As a freshman in high school, I was that customer. I would spend hours studying the specifications of different tents, jackets, and backpacks, trying to find out which items were perfect for me. I truly believed that the extra $100 on a new jacket was what was going to make my next backpacking trip truly perfect and that the pocket design on a new backpack would make or brake my next climbing trip. I was the definition of a “gear-junkie” and likely would have spiraled down a path of excessive spending resulting in a basement full of unused gear if it wasn’t for an unlikely hero, my high school Latin teacher.
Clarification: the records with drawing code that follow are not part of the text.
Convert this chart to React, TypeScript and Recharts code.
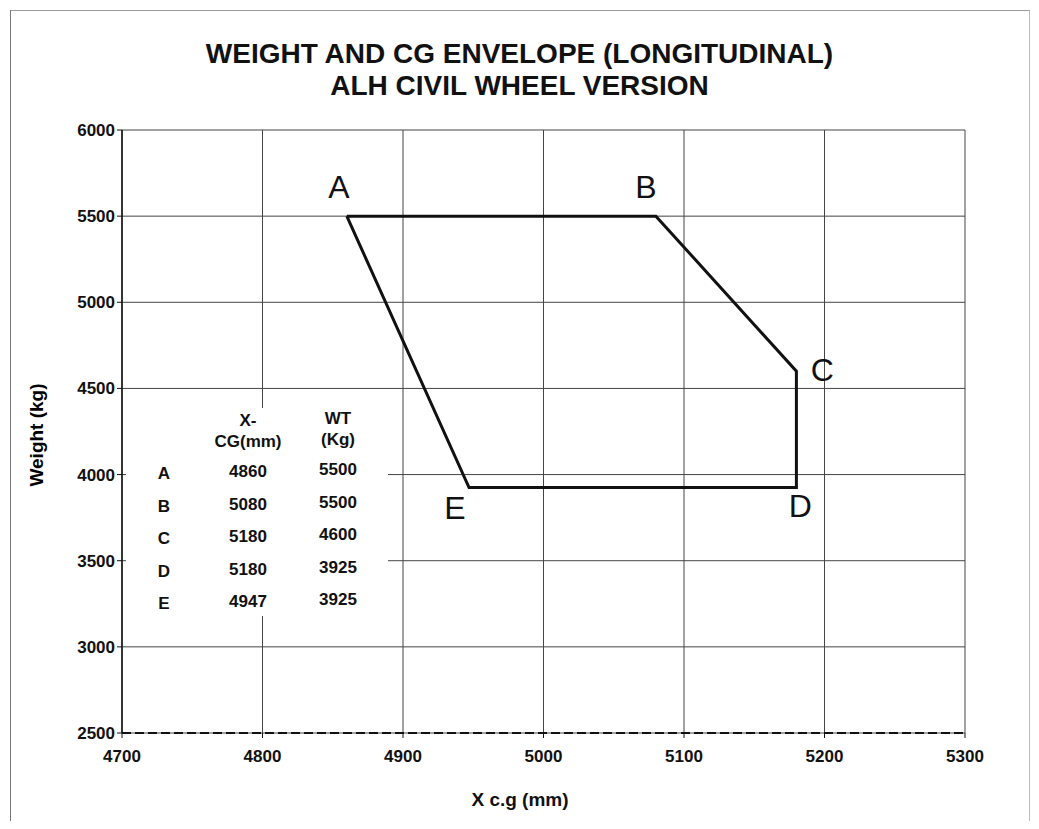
import React from "react";
import { ComposedChart, Line, XAxis, YAxis, CartesianGrid, LabelList } from "recharts";

const pointNames = ["A", "B", "C", "D", "E"];
const xcg = [4860, 5080, 5180, 5180, 4947];
const weights = [5500, 5500, 4600, 3925, 3925];
const xTicks = [4700, 4800, 4900, 5000, 5100, 5200, 5300];
const yTicks = [2500, 3000, 3500, 4000, 4500, 5000, 5500, 6000];

const data = [...pointNames, pointNames[0]].map((n, i) => ({
  name: i < pointNames.length ? n : "",
  x: xcg[i % pointNames.length],
  wt: weights[i % pointNames.length],
}));

const labelOffsets: Record<string, [number, number]> = {
  A: [-8, -18],
  B: [-10, -18],
  C: [26, 10],
  D: [4, 30],
  E: [-14, 32],
};

const PointLabel = (props: any) => {
  const { x, y, value } = props;
  if (!value) return null;
  const off = labelOffsets[value] || [0, 0];
  return (
    <text x={x + off[0]} y={y + off[1]} textAnchor="middle" fontSize={32} fontFamily="Liberation Sans, Arial, sans-serif" fill="#111">
      {value}
    </text>
  );
};

const font = "Liberation Sans, Arial, sans-serif";

export default function App() {
  return (
    <div style={{ position: "relative", width: 1023, height: 813, fontFamily: font }}>
      <div style={{ position: "absolute", left: 2, top: 2, width: 1018, height: 830, borderLeft: "1px solid #777", borderTop: "1px solid #999", borderRight: "1px solid #bbb" }} />
      <div style={{ position: "absolute", left: 0, top: 30, width: 1023, textAlign: "center", fontWeight: "bold", fontSize: 28, lineHeight: "32px", color: "#111" }}>
        <div>WEIGHT AND CG ENVELOPE (LONGITUDINAL)</div>
        <div>ALH CIVIL WHEEL VERSION</div>
      </div>
      <ComposedChart
        width={1023}
        height={813}
        data={data}
        margin={{ top: 122, right: 66, bottom: 48, left: 54 }}
        style={{ position: "absolute", left: 0, top: 0 }}
      >
        <CartesianGrid stroke="#444" strokeWidth={1} />
        <XAxis
          type="number"
          dataKey="x"
          domain={[4700, 5300]}
          ticks={xTicks}
          height={40}
          axisLine={{ stroke: "#111", strokeWidth: 2, strokeDasharray: "9 4" }}
          tickLine={{ stroke: "#111" }}
          tickSize={5}
          tick={{ fill: "#111", fontSize: 17, fontWeight: "bold", fontFamily: font }}
          tickMargin={12}
        />
        <YAxis
          type="number"
          domain={[2500, 6000]}
          ticks={yTicks}
          width={60}
          axisLine={{ stroke: "#111", strokeWidth: 1.5 }}
          tickLine={{ stroke: "#111" }}
          tickSize={5}
          tickMargin={2}
          tick={{ fill: "#111", fontSize: 17, fontWeight: "bold", fontFamily: font }}
        />
        <Line
          type="linear"
          dataKey="wt"
          stroke="#111"
          strokeWidth={3}
          dot={false}
          isAnimationActive={false}
        >
          <LabelList dataKey="name" content={PointLabel} />
        </Line>
      </ComposedChart>
      <div style={{ position: "absolute", left: 29, top: 427, width: 0, height: 0 }}>
        <div style={{ position: "absolute", left: 0, top: 0, transform: "translate(-50%, -50%) rotate(-90deg)", whiteSpace: "nowrap", fontWeight: "bold", fontSize: 19 }}>
          Weight (kg)
        </div>
      </div>
      <div style={{ position: "absolute", left: 0, top: 781, width: 1024, textAlign: "center", fontWeight: "bold", fontSize: 19, color: "#111" }}>
        X c.g (mm)
      </div>
      <div style={{ position: "absolute", left: 118, top: 400, width: 262, height: 208, background: "#fff", fontWeight: "bold", fontSize: 17, color: "#111" }}>
        <div style={{ position: "absolute", left: 82, top: 2, width: 80, textAlign: "center", lineHeight: "21px" }}>X-<br />CG(mm)</div>
        <div style={{ position: "absolute", left: 182, top: 0, width: 60, textAlign: "center", lineHeight: "21px" }}>WT<br />(Kg)</div>
        {pointNames.map((n, i) => (
          <React.Fragment key={n}>
            <div style={{ position: "absolute", left: 28, top: 56 + i * 32.5, width: 20, textAlign: "center" }}>{n}</div>
            <div style={{ position: "absolute", left: 92, top: 54 + i * 32.5, width: 60, textAlign: "center" }}>{xcg[i]}</div>
            <div style={{ position: "absolute", left: 182, top: 52 + i * 32.5, width: 60, textAlign: "center" }}>{weights[i]}</div>
          </React.Fragment>
        ))}
      </div>
    </div>
  );
}
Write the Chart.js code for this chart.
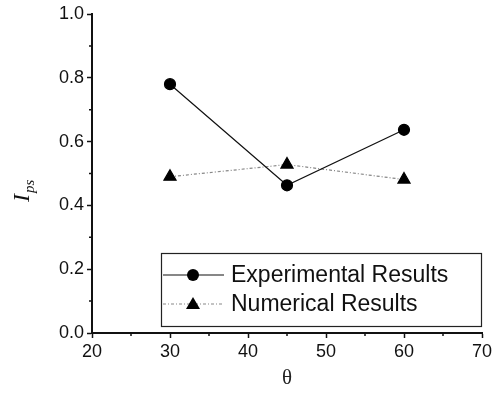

Mr. Rau is a legend. I heard rumors throughout all of middle school that he was the most scholarly Latin source in the entire southeast, and that every Latin textbook we would read would be written by him. While some of those facts were a little far-fetched, what was not overestimated was his quality as a man and as a teacher. Mr. Rau has the highest character of any man I know. As a student of such a legend, I studied Mr. Rau closely. Thus, I noticed when, on the third day of school, he bought a new pair of Keen hiking shoes. I was not impressed. I didn’t appreciate their timeless style and was more caught up in the fact that they were 6 ounces heavier than a comparable Solamon model.
It has been four years, and I have never seen Mr. Rau wear another pair of shoes. In the same time span that has seen me go through at least eight, Mr. Rau’s Keens have held fast. Mr. Rau has his priorities in the right order. Life isn’t about how nice your shoes are, or your house, or your car. It’s about having meaningful relationships with the people and doing the best at what you love. This is what Mr. Rau does. Keeping this in mind, I’m okay with the fact that my rain shell is a few years old.